It’s no secret that candidates spend a lot of time refining their skills, whether that means technical skills they need for the job (software programming, writing, earning a certification) or specific skills they need for the job search (interviewing, resume-writing, etc.). However, there is another underlying set of skills that can be just as important – if not more important – to your ultimate success as a professional: soft skills.
Soft skills are less tangible and harder to measure than more technical hard skills. However, these skills are what enable you to be a good networker, employee, and co-worker. To cite an example, I recently overheard someone pose this question to an accounting professional: “Who are the top-earning partners at your firm – the ones with the best technical skills, or the ones with the best relationship-building skills?”
In most cases, the answer would be the latter, since relationship-building and communication skills are important for bringing in new business. Hard skills can help you land a job, but in order to advance and succeed you really need to cultivate a balanced set of soft skills as well. While the most useful soft skills will depend on your personality and your profession, here are a few of the most common examples that I hear recruiters mention on a regular basis:
This one sounds basic, but I placed it at the top of the list for a reason – it is an area that many job-seekers struggle with, especially as they begin their career. Often times, we are in such a hurry to achieve results that we overlook important details or don’t take the time to gather all of the information we need. At minimum, poor listening habits will be frustrating for your coworkers. At worst, it could lead to significant mistakes that cost you your job.
Learn how to listen and be present in the workplace, as well as in networking situations. Making others feel heard is a great way to begin the relationship-building process, and it will also help make you a more effective communicator. If you want to improve in this area, start by taking notes during meetings and individual conversations and practice restating the main points to make it clear that everyone is on the same page.
Another important soft skill is confidence. While confidence seems more like a trait than a skill, I would argue that confidence is most often expressed through your communication style. In that sense, confident communication truly is a skill that must be practiced and acquired.
How can you exude confidence through your communication style? It begins by taking the time to collect your thoughts before you speak. When you get in a hurry, you get flustered, trip over your words, and struggle to get your point across. In particular, think carefully before jumping in during meetings. Listening and being present is another key step to confident communication – if you are fully engaged in the conversation, you can speak with a greater degree of confidence.
When in doubt, the old adage really is true: “Fake it until you make it!” Sometimes, you have to consciously project confidence in order to overcome your nerves. After you make confident communication a habit, it will gradually start to become more natural.
Manageability is one trait I hear mentioned every so often that I think is highly underrated. Simply put, are you teachable? Do you respond well to feedback, or do you fall apart? Are you solution-oriented, or do you only bring complaints? At the end of the day, are you someone who makes your supervisor’s job easier, or are you the type of employee that makes them want to pull their hair out?

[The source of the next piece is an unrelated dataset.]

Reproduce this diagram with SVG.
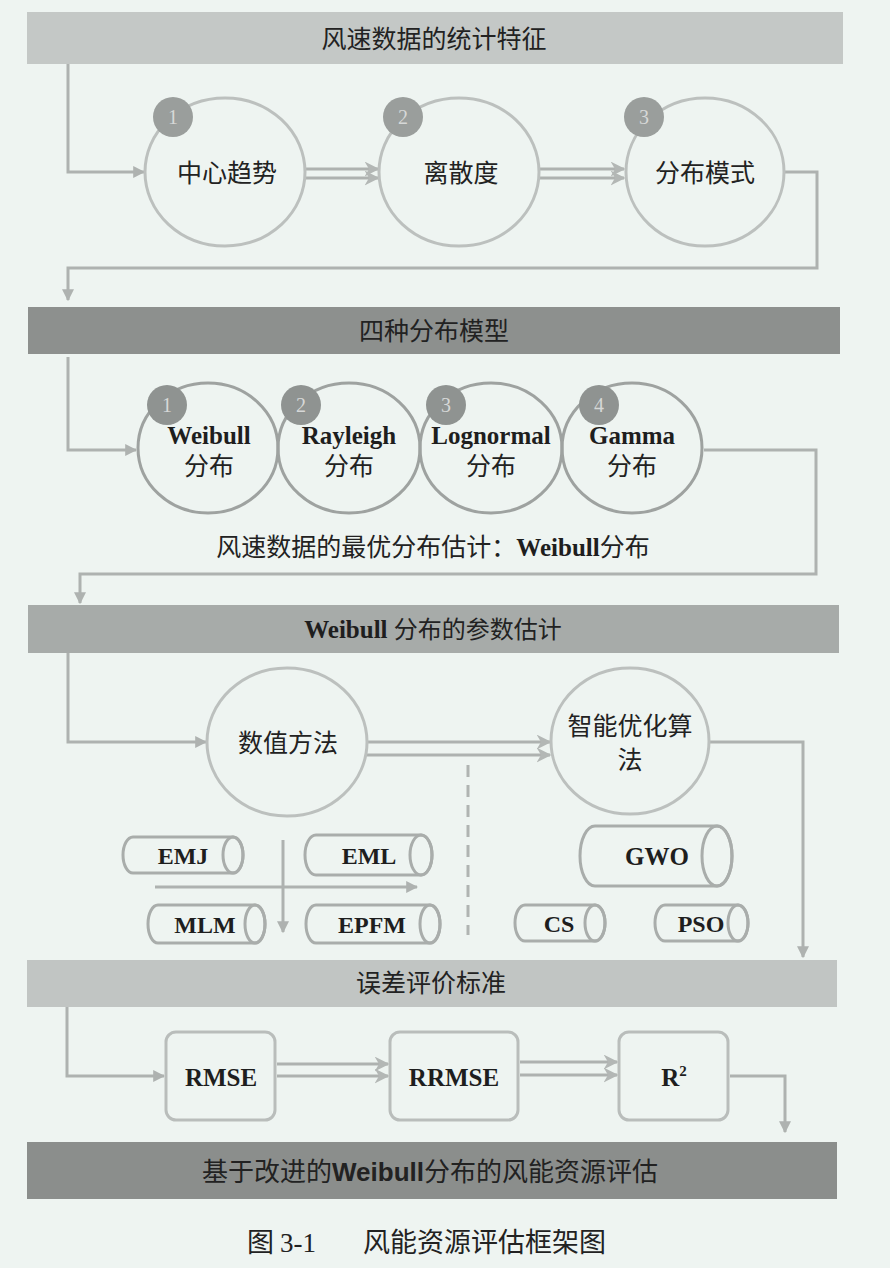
<svg xmlns="http://www.w3.org/2000/svg" width="890" height="1268" viewBox="0 0 890 1268">
<style>
.cn{font-family:"Noto Sans CJK SC","Noto Sans",sans-serif;fill:#222}
.en{font-family:"Liberation Serif",serif;font-weight:bold;fill:#1e1e1e}
.bar{stroke:none}
.ln{fill:none;stroke:#aeb2b0;stroke-width:3}
.c1{fill:none;stroke:#bcc0be;stroke-width:3}
.c2{fill:none;stroke:#9ea2a0;stroke-width:3}
.cy{fill:none;stroke:#a9adab;stroke-width:3}
.bx{fill:none;stroke:#b9bdbb;stroke-width:3}
.bd{fill:#9a9e9c}
.bdt{font-family:"Liberation Serif",serif;font-size:20px;fill:#d6d8d7;text-anchor:middle}
text{text-anchor:middle}
</style>
<defs>
<marker id="ah" viewBox="0 0 10 10" refX="9" refY="5" markerWidth="4" markerHeight="4" orient="auto" markerUnits="strokeWidth">
<path d="M0,0 L10,5 L0,10 Z" fill="#aeb2b0"/>
</marker>
<marker id="ch" viewBox="0 0 10 10" refX="9" refY="5" markerWidth="5" markerHeight="5" orient="auto" markerUnits="strokeWidth">
<path d="M0,0 L10,5 L0,10 L3,5 Z" fill="#b3b7b5"/>
</marker>
</defs>
<rect width="890" height="1268" fill="#eef4f1"/>

<g id="bar1"><rect class="bar" x="27" y="12" width="816" height="52" fill="#c4c8c6"/><text class="cn" x="434" y="48" font-size="25">风速数据的统计特征</text></g>
<g id="bar2"><rect class="bar" x="28" y="307" width="812" height="47" fill="#8d908e"/><text class="cn" x="434" y="340" font-size="25">四种分布模型</text></g>
<g id="bar3"><rect class="bar" x="28" y="605" width="811" height="48" fill="#a7aba9"/><text x="433" y="638" font-size="25"><tspan class="en" font-size="25">Weibull </tspan><tspan class="cn" font-size="24">分布的参数估计</tspan></text></g>
<g id="bar4"><rect class="bar" x="27" y="960" width="810" height="47" fill="#c1c5c3"/><text class="cn" x="431" y="992" font-size="25">误差评价标准</text></g>
<g id="bar5"><rect class="bar" x="27" y="1142" width="810" height="57" fill="#8b8e8c"/><text class="cn" x="430" y="1181" font-size="26">基于改进的<tspan font-family="'Liberation Sans',sans-serif" font-weight="bold">Weibull</tspan>分布的风能资源评估</text></g>

<g id="connectors">
<polyline class="ln" points="68,64 68,172 144,172" marker-end="url(#ah)"/>
<polyline class="ln" points="785,172 817,172 817,268 68,268 68,300" marker-end="url(#ah)"/>
<line class="ln" x1="306" y1="169" x2="378" y2="169" marker-end="url(#ch)"/>
<line class="ln" x1="306" y1="178" x2="378" y2="178" marker-end="url(#ch)"/>
<line class="ln" x1="540" y1="169" x2="624" y2="169" marker-end="url(#ch)"/>
<line class="ln" x1="540" y1="178" x2="624" y2="178" marker-end="url(#ch)"/>
<polyline class="ln" points="68,357 68,450 136,450" marker-end="url(#ah)"/>
<polyline class="ln" points="704,450 816,450 816,574 80,574 80,603" marker-end="url(#ah)"/>
<polyline class="ln" points="68,653 68,742 206,742" marker-end="url(#ah)"/>
<line class="ln" x1="367" y1="742" x2="550" y2="742" marker-end="url(#ch)"/>
<line class="ln" x1="367" y1="755" x2="550" y2="755" marker-end="url(#ch)"/>
<polyline class="ln" points="710,742 803,742 803,957" marker-end="url(#ah)"/>
<line x1="468" y1="765" x2="468" y2="935" stroke="#b0b4b2" stroke-width="3" stroke-dasharray="12,8"/>
<line class="ln" x1="155" y1="887" x2="417" y2="887" marker-end="url(#ah)"/>
<line class="ln" x1="283" y1="840" x2="283" y2="932" marker-end="url(#ah)"/>
<polyline class="ln" points="67,1007 67,1076 164,1076" marker-end="url(#ah)"/>
<line class="ln" x1="277" y1="1064" x2="388" y2="1064" marker-end="url(#ch)"/>
<line class="ln" x1="277" y1="1076" x2="388" y2="1076" marker-end="url(#ch)"/>
<line class="ln" x1="520" y1="1062" x2="617" y2="1062" marker-end="url(#ch)"/>
<line class="ln" x1="520" y1="1075" x2="617" y2="1075" marker-end="url(#ch)"/>
<polyline class="ln" points="730,1076 785,1076 785,1132" marker-end="url(#ah)"/>
</g>

<g id="n-zhongxin"><ellipse class="c1" cx="225" cy="172" rx="80" ry="74"/><circle class="bd" cx="173" cy="117" r="20"/><text class="bdt" x="173" y="124">1</text><text class="cn" x="227" y="182" font-size="25">中心趋势</text></g>
<g id="n-lisan"><ellipse class="c1" cx="459" cy="172" rx="80" ry="74"/><circle class="bd" cx="403" cy="117" r="20"/><text class="bdt" x="403" y="124">2</text><text class="cn" x="461" y="182" font-size="25">离散度</text></g>
<g id="n-fenbu"><ellipse class="c1" cx="705" cy="172" rx="79" ry="74"/><circle class="bd" cx="644" cy="117" r="20"/><text class="bdt" x="644" y="124">3</text><text class="cn" x="705" y="182" font-size="25">分布模式</text></g>

<g id="n-weibull"><ellipse class="c2" cx="208" cy="448" rx="70" ry="65"/><circle cx="167" cy="405" r="20" fill="#8f9391"/><text class="bdt" x="167" y="412">1</text><text class="en" x="209" y="444" font-size="25">Weibull</text><text class="cn" x="209" y="475" font-size="25">分布</text></g>
<g id="n-rayleigh"><ellipse class="c2" cx="349" cy="448" rx="71" ry="65"/><circle cx="301" cy="405" r="20" fill="#8f9391"/><text class="bdt" x="301" y="412">2</text><text class="en" x="349" y="444" font-size="25">Rayleigh</text><text class="cn" x="349" y="475" font-size="25">分布</text></g>
<g id="n-lognormal"><ellipse class="c2" cx="491" cy="448" rx="71" ry="65"/><circle cx="446" cy="405" r="20" fill="#8f9391"/><text class="bdt" x="446" y="412">3</text><text class="en" x="491" y="444" font-size="25">Lognormal</text><text class="cn" x="491" y="475" font-size="25">分布</text></g>
<g id="n-gamma"><ellipse class="c2" cx="632" cy="448" rx="70" ry="65"/><circle cx="599" cy="405" r="20" fill="#8f9391"/><text class="bdt" x="599" y="412">4</text><text class="en" x="632" y="444" font-size="25">Gamma</text><text class="cn" x="632" y="475" font-size="25">分布</text></g>
<g id="t-best"><text class="cn" x="433" y="556" font-size="25">风速数据的最优分布估计：<tspan class="en" font-size="25">Weibull</tspan>分布</text></g>

<g id="n-shuzhi"><ellipse class="c1" cx="287" cy="742" rx="80" ry="74"/><text class="cn" x="288" y="752" font-size="25">数值方法</text></g>
<g id="n-zhineng"><ellipse class="c1" cx="630" cy="741" rx="79" ry="73"/><text class="cn" x="630" y="735" font-size="25">智能优化算</text><text class="cn" x="630" y="769" font-size="25">法</text></g>

<g id="n-emj"><path class="cy" d="M133,837 H233 A10,18 0 0 1 233,873 H133 A10,18 0 0 1 133,837 Z"/><ellipse class="cy" cx="233" cy="855" rx="10" ry="18"/><text class="en" x="183" y="864" font-size="24">EMJ</text></g>
<g id="n-eml"><path class="cy" d="M316,835 H421 A11,20 0 0 1 421,875 H316 A11,20 0 0 1 316,835 Z"/><ellipse class="cy" cx="421" cy="855" rx="11" ry="20"/><text class="en" x="369" y="864" font-size="24">EML</text></g>
<g id="n-mlm"><path class="cy" d="M158,905 H255 A10,19 0 0 1 255,943 H158 A10,19 0 0 1 158,905 Z"/><ellipse class="cy" cx="255" cy="924" rx="10" ry="19"/><text class="en" x="205" y="933" font-size="24">MLM</text></g>
<g id="n-epfm"><path class="cy" d="M316,905 H430 A10,19 0 0 1 430,943 H316 A10,19 0 0 1 316,905 Z"/><ellipse class="cy" cx="430" cy="924" rx="10" ry="19"/><text class="en" x="372" y="933" font-size="24">EPFM</text></g>
<g id="n-gwo"><path class="cy" d="M595,826 H717 A15,30 0 0 1 717,886 H595 A15,30 0 0 1 595,826 Z"/><ellipse class="cy" cx="717" cy="856" rx="15" ry="30"/><text class="en" x="657" y="865" font-size="25">GWO</text></g>
<g id="n-cs"><path class="cy" d="M525,905 H595 A10,18 0 0 1 595,941 H525 A10,18 0 0 1 525,905 Z"/><ellipse class="cy" cx="595" cy="923" rx="10" ry="18"/><text class="en" x="559" y="932" font-size="24">CS</text></g>
<g id="n-pso"><path class="cy" d="M665,905 H738 A10,18 0 0 1 738,941 H665 A10,18 0 0 1 665,905 Z"/><ellipse class="cy" cx="738" cy="923" rx="10" ry="18"/><text class="en" x="701" y="932" font-size="24">PSO</text></g>

<g id="n-rmse"><rect class="bx" x="166" y="1032" width="109" height="88" rx="10"/><text class="en" x="221" y="1086" font-size="25">RMSE</text></g>
<g id="n-rrmse"><rect class="bx" x="390" y="1032" width="128" height="88" rx="10"/><text class="en" x="454" y="1086" font-size="25">RRMSE</text></g>
<g id="n-r2"><rect class="bx" x="619" y="1032" width="109" height="88" rx="10"/><text class="en" x="674" y="1086" font-size="25">R<tspan font-size="15" dy="-10">2</tspan></text></g>

<g id="caption"><text x="247" y="1252" font-size="27" style="text-anchor:start" class="cn">图 <tspan font-family="'Liberation Serif',serif">3-1</tspan></text><text class="cn" x="363" y="1252" font-size="27" style="text-anchor:start">风能资源评估框架图</text></g>
</svg>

There are a lot of things that fall under the heading of manageability – being accountable, communicating effectively, adhering to company policy, etc. The bottom line is that employees who respond well to supervision often have an easier time growing and advancing in their careers.
How can you make this an area of emphasis? Start with the basics – show up on time, follow the rules, and listen carefully (and respond professionally) to any feedback you receive. Keep in mind that if you’re struggling in this area, it could just be that you’re not a good fit with your company or your supervisor, and that’s a clue that it may be time to move on.
Today’s workplaces are changing rapidly, across every industry from healthcare and public policy to manufacturing, sales, and education. One of the skills that employers really like to see from their employees is adaptability. How do you handle change? How do you respond to challenges and conflicts?
Employees who are flexible and who have positive demeanors are more versatile and more fun to be around. Demonstrate your adaptability by volunteering to help others with projects, being a good team player, and maintaining a good attitude in the face of adversity. Once you build a reputation as an adaptable team player, you may eventually get asked to take on some responsibilities that will have a major impact on your career path!
The word “initiative” represents a soft skill that takes many different forms. In job descriptions, you will sometimes see it defined as “self-starter,” “entrepreneur,” or “leader.” At the end of the day, what many employers want is someone that will take ownership over their job and truly make an impact. There are very few companies that are simply looking for worker bees – recruiters now want candidates who can function in dynamic, complex environments and play well with others.
If you’re trying to demonstrate your initiative, you can do so by displaying leadership roles or unique projects on your resume. In the workplace, this skillset is illustrated by taking ownership over your responsibilities, delivering high-quality results, and seeking out new opportunities. Think about any way that you can take greater initiative to enhance your resume – whether you are an experienced professional or a student waiting tables, there are almost always opportunities for growth if you look hard enough!